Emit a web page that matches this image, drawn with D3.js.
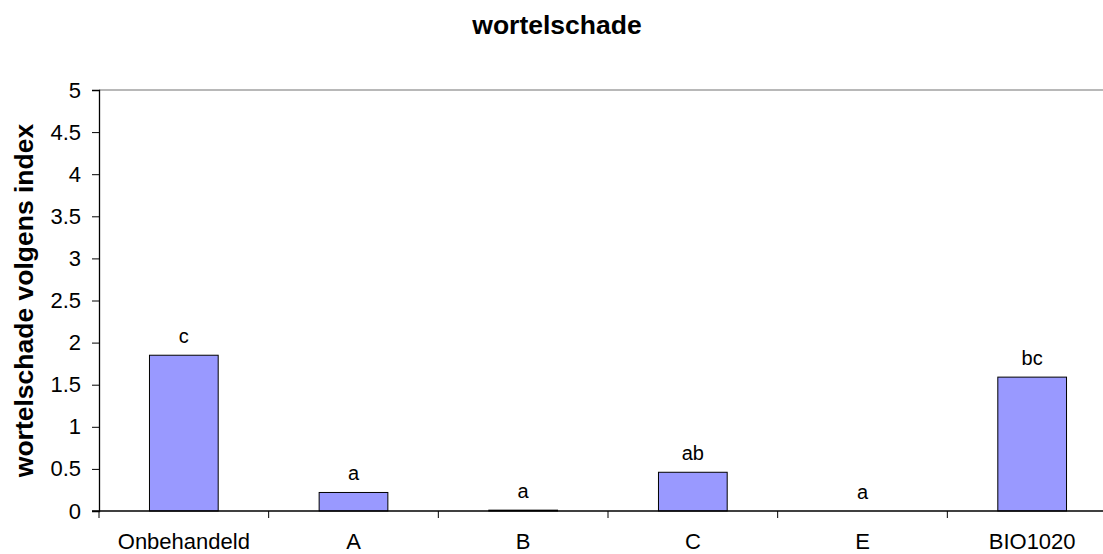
<!DOCTYPE html>
<html><head><meta charset="utf-8">
<script src="https://cdn.jsdelivr.net/npm/d3@7"></script>
<style>body{margin:0;background:#fff;}svg{display:block;font-family:"Liberation Sans",Arial,sans-serif;}</style>
</head><body>
<script>
const categories = ["Onbehandeld","A","B","C","E","BIO1020"];
const values = [1.85, 0.22, 0.01, 0.46, 0.0, 1.59];
const letters = ["c","a","a","ab","a","bc"];
const yTicks = [0,0.5,1,1.5,2,2.5,3,3.5,4,4.5,5];

const W = 1103, H = 554;
const svg = d3.select("body").append("svg").attr("width", W).attr("height", H);
const mLeft = 99, mRight = 1117, mTop = 90, mBottom = 511;
const FONT = "Liberation Sans, Arial, sans-serif";

const x = d3.scaleBand().domain(categories).range([mLeft, mRight]).paddingInner(0).paddingOuter(0);
const y = d3.scaleLinear().domain([0,5]).range([mBottom, mTop]);
const barW = x.bandwidth() * 0.405;

// top gray line
svg.append("line").attr("x1", mLeft).attr("x2", W).attr("y1", y(5)).attr("y2", y(5))
  .attr("stroke", "#a0a0a0").attr("stroke-width", 1.5);

// bars
svg.selectAll("rect.bar").data(categories).join("rect")
  .attr("x", d => x(d) + x.bandwidth()/2 - barW/2)
  .attr("y", (d,i) => y(values[i]))
  .attr("width", barW)
  .attr("height", (d,i) => y(0) - y(values[i]))
  .attr("fill", "#9999ff").attr("stroke", "#000").attr("stroke-width", 1);

// letters
svg.selectAll("text.lbl").data(categories).join("text")
  .attr("x", d => x(d) + x.bandwidth()/2)
  .attr("y", (d,i) => y(values[i]) - 12)
  .attr("text-anchor", "middle").attr("font-size", 20).text((d,i) => letters[i]);

// y axis
const yAxis = svg.append("g").attr("transform", `translate(${mLeft},0)`)
  .call(d3.axisLeft(y).tickValues(yTicks).tickSize(7).tickPadding(11).tickFormat(d3.format("")));
yAxis.select(".domain").attr("stroke", "#000").attr("stroke-width", 1.3);
yAxis.selectAll(".tick line").attr("stroke", "#000");
yAxis.selectAll(".tick text").attr("font-size", 22).attr("fill", "#000").attr("font-family", FONT);

// x axis
const xg = svg.append("g").attr("transform", `translate(0,${mBottom})`);
xg.append("line").attr("x1", mLeft - 7).attr("x2", W).attr("y1", 0).attr("y2", 0).attr("stroke", "#000").attr("stroke-width", 1.3);
xg.selectAll("line.tk").data(categories.slice(1)).join("line")
  .attr("x1", d => x(d)).attr("x2", d => x(d)).attr("y1", 0).attr("y2", 7).attr("stroke", "#000");
xg.append("line").attr("x1", mLeft).attr("x2", mLeft).attr("y1", 0).attr("y2", 7).attr("stroke", "#000");
xg.selectAll("text").data(categories).join("text")
  .attr("x", d => x(d) + x.bandwidth()/2).attr("y", 38)
  .attr("text-anchor", "middle").attr("font-size", 22).text(d => d);

// title
svg.append("text").attr("x", 557).attr("y", 34).attr("text-anchor", "middle")
  .attr("font-size", 26.5).attr("font-weight", "bold").text("wortelschade");

// y label
svg.append("text").attr("transform", `translate(33,${(mTop+mBottom)/2}) rotate(-90)`)
  .attr("text-anchor", "middle").attr("font-size", 26.5).attr("font-weight", "bold")
  .text("wortelschade volgens index");
</script>
</body></html>
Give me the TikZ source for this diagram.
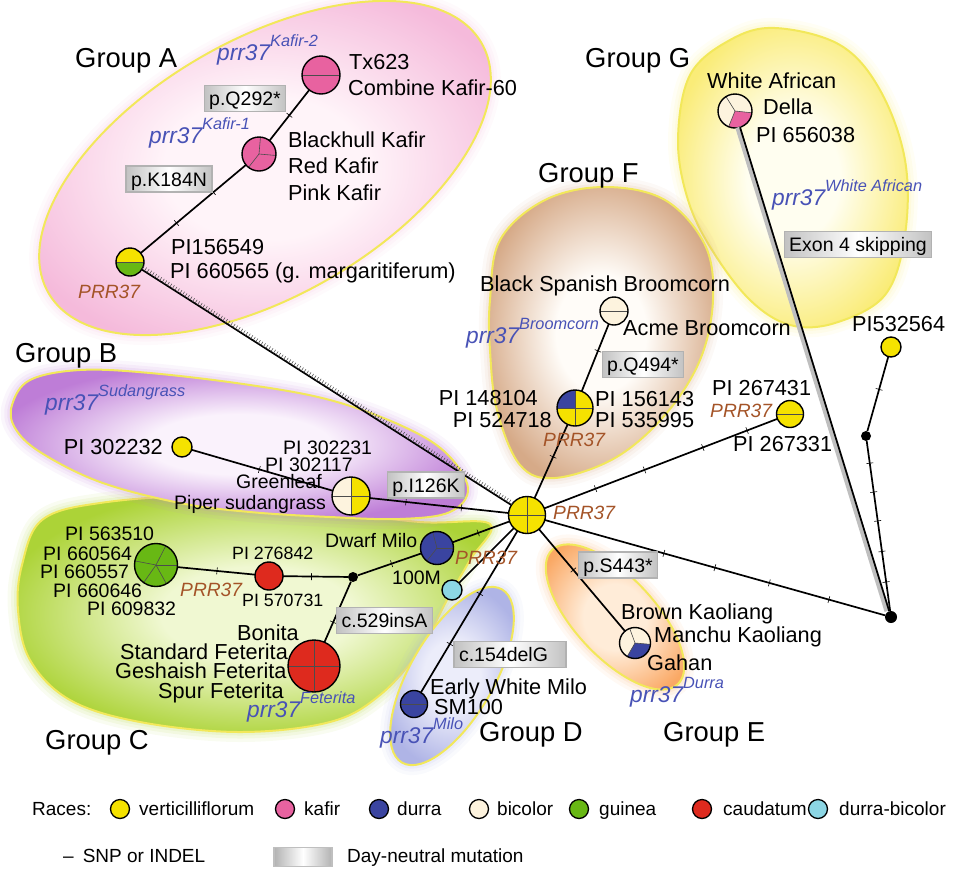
\documentclass[tikz,border=0pt]{standalone}
\usepackage{fontspec}
\setmainfont{Liberation Sans}
\usetikzlibrary{decorations.pathreplacing,decorations.markings}

\definecolor{cyel}{RGB}{245,226,0}
\definecolor{ckaf}{RGB}{232,98,160}
\definecolor{cdur}{RGB}{58,68,160}
\definecolor{cbic}{RGB}{253,243,222}
\definecolor{cgui}{RGB}{104,184,20}
\definecolor{ccau}{RGB}{222,42,30}
\definecolor{cdb}{RGB}{140,214,228}
\definecolor{prrblue}{RGB}{72,82,182}
\definecolor{prrbrown}{RGB}{164,84,40}
\definecolor{rim}{RGB}{242,232,90}
\definecolor{bpink}{RGB}{245,186,219}
\definecolor{ipink}{RGB}{255,244,249}
\definecolor{bpur}{RGB}{190,125,215}
\definecolor{ipur}{RGB}{250,242,252}
\definecolor{bgrn}{RGB}{172,211,55}
\definecolor{igrn}{RGB}{240,248,210}
\definecolor{bbrn}{RGB}{214,170,136}
\definecolor{ibrn}{RGB}{255,252,248}
\definecolor{bylw}{RGB}{250,236,120}
\definecolor{iylw}{RGB}{255,254,240}
\definecolor{blav}{RGB}{175,180,230}
\definecolor{ilav}{RGB}{236,237,250}
\definecolor{bora}{RGB}{250,168,100}
\definecolor{iora}{RGB}{255,236,216}
\colorlet{bin}{white}
\colorlet{bout}{gray}
\pgfdeclareradialshading[bin,bout]{blobshade}{\pgfpointorigin}{color(0bp)=(bin); color(10bp)=(bin); color(27bp)=(bout); color(50bp)=(bout)}

\newcommand{\prr}[1]{prr37\raisebox{14pt}{\fontsize{16.3}{17}\selectfont #1}}
\newcommand{\pcut}[1]{\draw[line width=.6pt, black!70] (path picture bounding box.center) -- ++(#1:40pt);}
\newcommand{\pfill}[3]{\fill[#1] (path picture bounding box.center) -- ++(#2:40pt) arc[start angle=#2, end angle=#3, radius=40pt] -- cycle;}

\tikzset{
  hap/.style={circle, draw, line width=1.4pt, inner sep=0pt, outer sep=0pt, minimum size=#1},
  dot/.style={circle, fill, inner sep=0pt, minimum size=#1},
  edge/.style={line width=1.7pt},
  snp/.style={postaction={decorate, decoration={markings, mark=at position #1 with {\draw[line width=.6pt] (0pt,-3.5pt) -- (0pt,3.5pt);}}}},
  lbl/.style={inner sep=0pt, font=\fontsize{21.7}{22}\selectfont, text height=15.5pt, text depth=0pt},
  lblm/.style={lbl, font=\fontsize{19.5}{20}\selectfont, text height=14pt},
  lbls/.style={lbl, font=\fontsize{17.8}{18}\selectfont, text height=12.8pt},
  grp/.style={lbl, font=\fontsize{27.4}{28}\selectfont, text height=19.6pt},
  leg/.style={lbl, font=\fontsize{19}{20}\selectfont, text height=13.6pt},
  allele/.style={inner sep=0pt, text=prrblue, font=\fontsize{22.7}{23}\selectfont\itshape, anchor=base west},
  wt/.style={lbl, text=prrbrown, font=\fontsize{19.2}{20}\selectfont\itshape, text height=13.8pt},
  mut/.style={draw=black!30, line width=1.3pt, left color=black!24, right color=black!24, middle color=white,
    inner xsep=5pt, inner ysep=6pt, font=\fontsize{19.5}{20}\selectfont, text height=14pt, text depth=0pt},
  blob/.style 2 args={draw=rim, line width=2pt, /utils/exec={\colorlet{bout}{#1}\colorlet{bin}{#2}},
    shade, shading=blobshade,
    preaction={draw=#1, line width=20pt, opacity=.07}, preaction={draw=#1, line width=13pt, opacity=.09},
    preaction={draw=#1, line width=7pt, opacity=.12}},
  key/.style={circle, draw, line width=1.3pt, inner sep=0pt, minimum size=19pt, fill=#1},
}

\begin{document}
\begin{tikzpicture}[x=1pt,y=-1pt]
\useasboundingbox (0,0) rectangle (953,868);

\path[blob={bpink}{ipink}, rotate around={30:(265,168)}] (265,168) ellipse[x radius=250pt, y radius=128pt];
\path[blob={bylw}{iylw}] plot[smooth cycle, tension=.6] coordinates {(678,140) (690,75) (730,40) (775,28) (840,45) (880,90) (905,160) (905,235) (885,295) (835,323) (790,325) (750,300) (712,250) (688,200)};
\path[blob={bbrn}{ibrn}] plot[smooth cycle, tension=.6] coordinates {(490,300) (500,240) (545,200) (605,187) (665,200) (705,245) (713,300) (700,360) (665,415) (615,458) (555,478) (520,465) (497,410) (490,350)};
\path[blob={bgrn}{igrn}] plot[smooth cycle, tension=.6] coordinates {(22,565) (42,520) (100,503) (200,497) (320,510) (420,522) (490,524) (470,560) (447,600) (420,650) (380,695) (330,722) (240,732) (140,722) (70,700) (30,660) (18,610)};
\path[blob={bpur}{ipur}] plot[smooth cycle, tension=.6] coordinates {(12,405) (30,380) (80,370) (150,373) (250,385) (330,400) (400,425) (445,452) (468,488) (450,512) (400,519) (330,517) (250,512) (180,503) (100,482) (40,452) (15,428)};
\path[blob={blav}{ilav}, rotate around={60:(452,676)}] (452,676) ellipse[x radius=100pt, y radius=42pt];
\path[blob={bora}{iora}, rotate around={-47:(615,617)}] (615,617) ellipse[x radius=92pt, y radius=40pt];

\node[hap=37pt, fill=cyel, path picture={\pcut{0}\pcut{90}\pcut{180}\pcut{270}}] (hub) at (527,515) {};
\node[hap=38pt, fill=ckaf, path picture={\pcut{0}\pcut{180}}] (tx) at (321,75) {};
\node[hap=34pt, fill=ckaf, path picture={\pcut{85}\pcut{-5}\pcut{232}}] (bh) at (259,154) {};
\node[hap=28pt, fill=cgui, path picture={\pfill{cyel}{0}{180}\pcut{0}\pcut{180}}] (pig) at (130,262) {};
\node[hap=34pt, fill=cbic, path picture={\pfill{ckaf}{-112}{-6}\pcut{122}\pcut{-6}\pcut{-112}}] (wa) at (735,111) {};
\node[hap=28pt, fill=cbic, path picture={\pcut{0}\pcut{180}}] (acme) at (614,311) {};
\node[hap=36pt, fill=cyel, path picture={\pfill{cdur}{90}{180}\pcut{0}\pcut{90}\pcut{180}\pcut{270}}] (pib) at (575,408) {};
\node[hap=27pt, fill=cyel, path picture={\pcut{0}\pcut{180}}] (piy) at (790,414) {};
\node[hap=20pt, fill=cyel] (pis) at (891,347) {};
\node[dot=10pt] (mdot) at (866,436) {};
\node[dot=12pt] (rdot) at (891,617) {};
\node[hap=38pt, fill=cyel, path picture={\pfill{cbic}{90}{270}\pcut{0}\pcut{90}\pcut{180}\pcut{270}}] (piper) at (351,496) {};
\node[hap=20pt, fill=cyel] (pia) at (182,447) {};
\node[hap=43pt, fill=cgui, path picture={\pcut{0}\pcut{63}\pcut{169}\pcut{235}\pcut{299}}] (gui) at (156,565) {};
\node[hap=28pt, fill=ccau] (cau) at (269,576) {};
\node[dot=10pt] (jdot) at (353,577) {};
\node[hap=33pt, fill=cdur, path picture={\pcut{105}\pcut{0}\pcut{232}}] (milo) at (437,548) {};
\node[hap=52pt, fill=ccau, path picture={\pcut{0}\pcut{90}\pcut{180}\pcut{270}}] (bon) at (314,666) {};
\node[hap=20pt, fill=cdb] (db) at (452,590) {};
\node[hap=27pt, fill=cdur, path picture={\pcut{0}\pcut{180}}] (ewm) at (414,704) {};
\node[hap=31pt, fill=cbic, path picture={\pfill{cdur}{-120}{-5}\pcut{110}\pcut{-5}\pcut{-120}}] (bk) at (635,643) {};

\draw[edge, snp=.5] (tx) -- (bh);
\draw[edge, snp=.31, snp=.66] (bh) -- (pig);
\draw[edge, postaction={draw=black!70, line width=.55pt, decorate, decoration={ticks, segment length=3pt, amplitude=2pt, raise=2.2pt}}] (pig) -- (hub);
\draw[line width=5.5pt, black!25, transform canvas={xshift=-2pt}] (wa) -- (rdot);
\draw[edge] (wa) -- (rdot);
\draw[edge, snp=.40] (acme) -- (pib);
\draw[edge, snp=.44] (pib) -- (hub);
\draw[edge, snp=.22, snp=.43, snp=.68, snp=.87] (hub) -- (piy);
\draw[edge, snp=.35, snp=.50, snp=.66, snp=.835] (hub) -- (rdot);
\draw[edge, snp=.13, snp=.30, snp=.47, snp=.65, snp=.83] (mdot) -- (rdot);
\draw[edge, snp=.56] (mdot) -- (pis);
\draw[edge, snp=.48] (pia) -- (piper);
\draw[edge, snp=.26, snp=.66] (piper) -- (hub);
\draw[edge, snp=.51] (gui) -- (cau);
\draw[edge, snp=.44] (cau) -- (jdot);
\draw[edge, snp=.53] (jdot) -- (milo);
\draw[edge, snp=.67] (jdot) -- (bon);
\draw[edge, snp=.45] (milo) -- (hub);
\draw[edge] (hub) -- (db);
\draw[edge, snp=.39, snp=.70] (hub) -- (ewm);
\draw[edge, snp=.40] (hub) -- (bk);

\node[grp, anchor=west] (gA) at (75,58) {Group A};
\node[grp, anchor=west] (gB) at (15,353) {Group B};
\node[grp, anchor=west] (gC) at (45,740) {Group C};
\node[grp, anchor=west] (gD) at (479,732) {Group D};
\node[grp, anchor=west] (gE) at (663,732) {Group E};
\node[grp, anchor=west] (gF) at (538,173) {Group F};
\node[grp, anchor=west] (gG) at (585,58) {Group G};

\node[lbl, anchor=west] (l1) at (349,62) {Tx623};
\node[lbl, anchor=west] (l2) at (348,88) {Combine Kafir-60};
\node[lbl, anchor=west] (l3) at (288,140) {Blackhull Kafir};
\node[lbl, anchor=west] (l4) at (288,166) {Red Kafir};
\node[lbl, anchor=west] (l5) at (288,193) {Pink Kafir};
\node[lbl, anchor=west] (l6) at (171,247) {PI156549};
\node[lbl, anchor=west] (l7) at (170,271) {PI 660565 (g. margaritiferum)};
\node[lbl, anchor=west] (l8) at (707,81) {White African};
\node[lbl, anchor=west] (l9) at (763,107) {Della};
\node[lbl, anchor=west] (l10) at (756,135) {PI 656038};
\node[lbl, anchor=west] (l11) at (480,284) {Black Spanish Broomcorn};
\node[lbl, anchor=west] (l12) at (623,328) {Acme Broomcorn};
\node[lbl, anchor=east] (l13) at (538,398) {PI 148104};
\node[lbl, anchor=east] (l14) at (552,420) {PI 524718};
\node[lbl, anchor=west] (l15) at (595,399) {PI 156143};
\node[lbl, anchor=west] (l16) at (595,420) {PI 535995};
\node[lbl, anchor=west] (l17) at (712,388) {PI 267431};
\node[lbl, anchor=west] (l18) at (733,444) {PI 267331};
\node[lbl, anchor=west] (l19) at (852,324) {PI532564};
\node[lbl, anchor=east] (l20) at (163,447) {PI 302232};
\node[lblm, anchor=west] (l21) at (283,447) {PI 302231};
\node[lblm, anchor=west] (l22) at (265,464) {PI 302117};
\node[lblm, anchor=west] (l23) at (236,481) {Greenleaf};
\node[lblm, anchor=west] (l24) at (174,502) {Piper sudangrass};
\node[lblm, anchor=west] (l25) at (65,533) {PI 563510};
\node[lblm, anchor=west] (l26) at (43,553) {PI 660564};
\node[lblm, anchor=west] (l27) at (40,571) {PI 660557};
\node[lblm, anchor=west] (l28) at (53,590) {PI 660646};
\node[lblm, anchor=west] (l29) at (87,608) {PI 609832};
\node[lbls, anchor=west] (l30) at (232,553) {PI 276842};
\node[lbls, anchor=west] (l31) at (242,600) {PI 570731};
\node[lblm, anchor=west] (l32) at (325,540) {Dwarf Milo};
\node[lblm, anchor=west] (l33) at (392,577) {100M};
\node[lbl, anchor=west] (l34) at (237,633) {Bonita};
\node[lbl, anchor=west] (l35) at (120,652) {Standard Feterita};
\node[lbl, anchor=west] (l36) at (115,671) {Geshaish Feterita};
\node[lbl, anchor=west] (l37) at (158,691) {Spur Feterita};
\node[lbl, anchor=west] (l38) at (430,687) {Early White Milo};
\node[lbl, anchor=west] (l39) at (434,707) {SM100};
\node[lbl, anchor=west] (l40) at (621,612) {Brown Kaoliang};
\node[lbl, anchor=west] (l41) at (654,635) {Manchu Kaoliang};
\node[lbl, anchor=west] (l42) at (647,663) {Gahan};

\node[wt, anchor=west] (w1) at (78,292) {PRR37};
\node[wt, anchor=west] (w2) at (543,440) {PRR37};
\node[wt, anchor=west] (w3) at (710,411) {PRR37};
\node[wt, anchor=west] (w4) at (553,513) {PRR37};
\node[wt, anchor=west] (w5) at (455,558) {PRR37};
\node[wt, anchor=west] (w6) at (180,590) {PRR37};

\node[allele] (a1) at (217,60) {\prr{Kafir-2}};
\node[allele] (a2) at (149,143) {\prr{Kafir-1}};
\node[allele] (a3) at (772,205) {\prr{White African}};
\node[allele] (a4) at (466,343) {\prr{Broomcorn}};
\node[allele] (a5) at (45,410) {\prr{Sudangrass}};
\node[allele] (a6) at (247,717) {\prr{Feterita}};
\node[allele] (a7) at (380,743) {\prr{Milo}};
\node[allele] (a8) at (630,702) {\prr{Durra}};

\node[mut] (m1) at (245,98.5) {p.Q292*};
\node[mut] (m2) at (169,179) {p.K184N};
\node[mut] (m3) at (858,244.5) {Exon 4 skipping};
\node[mut] (m4) at (643,364.5) {p.Q494*};
\node[mut] (m5) at (426,485) {p.I126K};
\node[mut] (m6) at (384.5,620.5) {c.529insA};
\node[mut] (m7) at (510,654.5) {c.154delG\hspace*{13pt}};
\node[mut] (m8) at (618,565) {p.S443*};

\node[leg, anchor=west] (races) at (32,809) {Races:};
\node[key=cyel] (k1) at (120,809) {};
\node[leg, anchor=west] (t1) at (139,809) {verticilliflorum};
\node[key=ckaf] (k2) at (285,809) {};
\node[leg, anchor=west] (t2) at (304,809) {kafir};
\node[key=cdur] (k3) at (379,809) {};
\node[leg, anchor=west] (t3) at (397,809) {durra};
\node[key=cbic] (k4) at (479,809) {};
\node[leg, anchor=west] (t4) at (497,809) {bicolor};
\node[key=cgui] (k5) at (579,809) {};
\node[leg, anchor=west] (t5) at (599,809) {guinea};
\node[key=ccau] (k6) at (702,809) {};
\node[leg, anchor=west] (t6) at (723,809) {caudatum};
\node[key=cdb] (k7) at (818,809) {};
\node[leg, anchor=west] (t7) at (839,809) {durra-bicolor};
\node[leg, anchor=west] (snpkey) at (63,856) {–\hspace{9pt}SNP or INDEL};
\node[draw=black!25, line width=1.3pt, left color=black!30, right color=black!30, middle color=white, minimum width=58pt, minimum height=19pt] (dnkey) at (303,857) {};
\node[leg, anchor=west] (dntext) at (347,856) {Day-neutral mutation};
\end{tikzpicture}
\end{document}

The task: Starting at the top of the listing above, reproduce each line up to and including the one with "20).text((d,i) => letters[i]);"; omit the pictures.

Problem solution:
Emit a web page that matches this image, drawn with D3.js.
<!DOCTYPE html>
<html><head><meta charset="utf-8">
<script src="https://cdn.jsdelivr.net/npm/d3@7"></script>
<style>body{margin:0;background:#fff;}svg{display:block;font-family:"Liberation Sans",Arial,sans-serif;}</style>
</head><body>
<script>
const categories = ["Onbehandeld","A","B","C","E","BIO1020"];
const values = [1.85, 0.22, 0.01, 0.46, 0.0, 1.59];
const letters = ["c","a","a","ab","a","bc"];
const yTicks = [0,0.5,1,1.5,2,2.5,3,3.5,4,4.5,5];

const W = 1103, H = 554;
const svg = d3.select("body").append("svg").attr("width", W).attr("height", H);
const mLeft = 99, mRight = 1117, mTop = 90, mBottom = 511;
const FONT = "Liberation Sans, Arial, sans-serif";

const x = d3.scaleBand().domain(categories).range([mLeft, mRight]).paddingInner(0).paddingOuter(0);
const y = d3.scaleLinear().domain([0,5]).range([mBottom, mTop]);
const barW = x.bandwidth() * 0.405;

// top gray line
svg.append("line").attr("x1", mLeft).attr("x2", W).attr("y1", y(5)).attr("y2", y(5))
  .attr("stroke", "#a0a0a0").attr("stroke-width", 1.5);

// bars
svg.selectAll("rect.bar").data(categories).join("rect")
  .attr("x", d => x(d) + x.bandwidth()/2 - barW/2)
  .attr("y", (d,i) => y(values[i]))
  .attr("width", barW)
  .attr("height", (d,i) => y(0) - y(values[i]))
  .attr("fill", "#9999ff").attr("stroke", "#000").attr("stroke-width", 1);

// letters
svg.selectAll("text.lbl").data(categories).join("text")
  .attr("x", d => x(d) + x.bandwidth()/2)
  .attr("y", (d,i) => y(values[i]) - 12)
  .attr("text-anchor", "middle").attr("font-size", 20).text((d,i) => letters[i]);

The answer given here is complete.